The first line of this trailer slaps you in the face—literally. “Now that's how you hit your grandpa!” It's half-joke, half-warning, and exactly the kind of gallows humor that sets the tone for Vincent Grishaw's new sports drama, Bang Bang. Premiered at Tribeca and Locarno in 2024, now heading into select theaters and VOD on September 12, 2025, the film puts Tim Blake Nelson front and center as a broken-down boxer chasing ghosts through the ring of memory.
Nelson plays Bernard “Bang Bang” Rozyski, an eccentric retired pugilist who reconnects with his estranged grandson and decides to pass on the same discipline (or destruction) that defined his own life. It's classic “mentor and protégé” territory, but the trailer complicates that easy narrative. Redemption or repetition? Love or inherited rage? The line blurs with every heavy bag hit.

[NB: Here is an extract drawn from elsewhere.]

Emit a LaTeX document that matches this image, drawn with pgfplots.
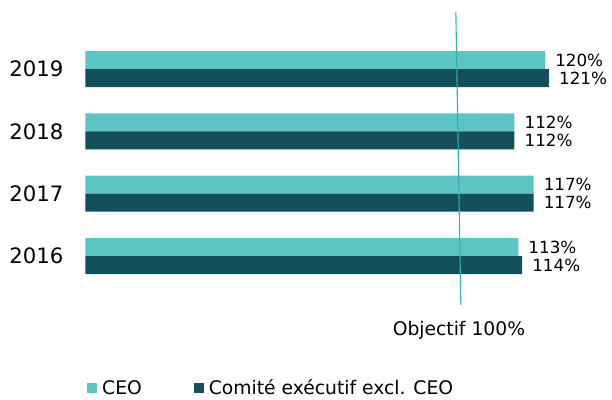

Grishaw—whose earlier films Coldwater and What Josiah Saw flirted with darkness in smaller rooms—seems to be leaning into something grimier, more visceral here. The sweat is real. The blood feels sticky. Everyone looks like they've been sitting under heat lamps. That lived-in grime gives Nelson's performance even more weight, as if his whole body is a scarred confession booth.
The supporting cast (Glenn Plummer, Andrew Liner, Nina Arianda, Kevin Corrigan, Daniella Pineda) rounds things out, though let's be honest: this one lives or dies on Nelson's presence. He's the actor you call when you need a soul cracked open and stitched together in the same frame. He doesn't just play regret—he sweats it out of his pores.
Still, I can't help noticing the clichés creeping around the corners. The ex-girlfriend resurfacing after decades. The generational trauma packaged neatly into training montages. It's all been done before. But Nelson's weathered face—equal parts menace and tenderness—keeps you watching. Keeps you hoping this isn't just another tired underdog story with a dusted-off score.
Anyway, trailers are liars. Sometimes they oversell, sometimes they undersell. This one walks the line, teasing a film that could either be brutally moving or just another swing that doesn't land. We'll know soon enough.
Why Bang Bang Might Hit Harder Than Expected
Tim Blake Nelson's Gravitas
Few actors can channel both menace and melancholy like Nelson. His presence alone elevates what could be boilerplate drama.
A Director with Indie Grit
Vincent Grishaw cut his teeth on darker, character-driven indies. Bang Bang looks like his attempt at widening the canvas without losing edge.
Festival Stamp of Credibility
Having premiered at Tribeca and Locarno 2024, the film already carries that indie festival seal—even if festival buzz doesn't always guarantee wide impact.
The Shadow of Sports Drama Tropes
Training montages, estranged families, redemption arcs—the genre's baggage is all here. Whether Grishaw subverts it or not remains the question.
Release Timing
A September 12, 2025 release positions this more as fall counter-programming than awards bait, which could give it room to breathe.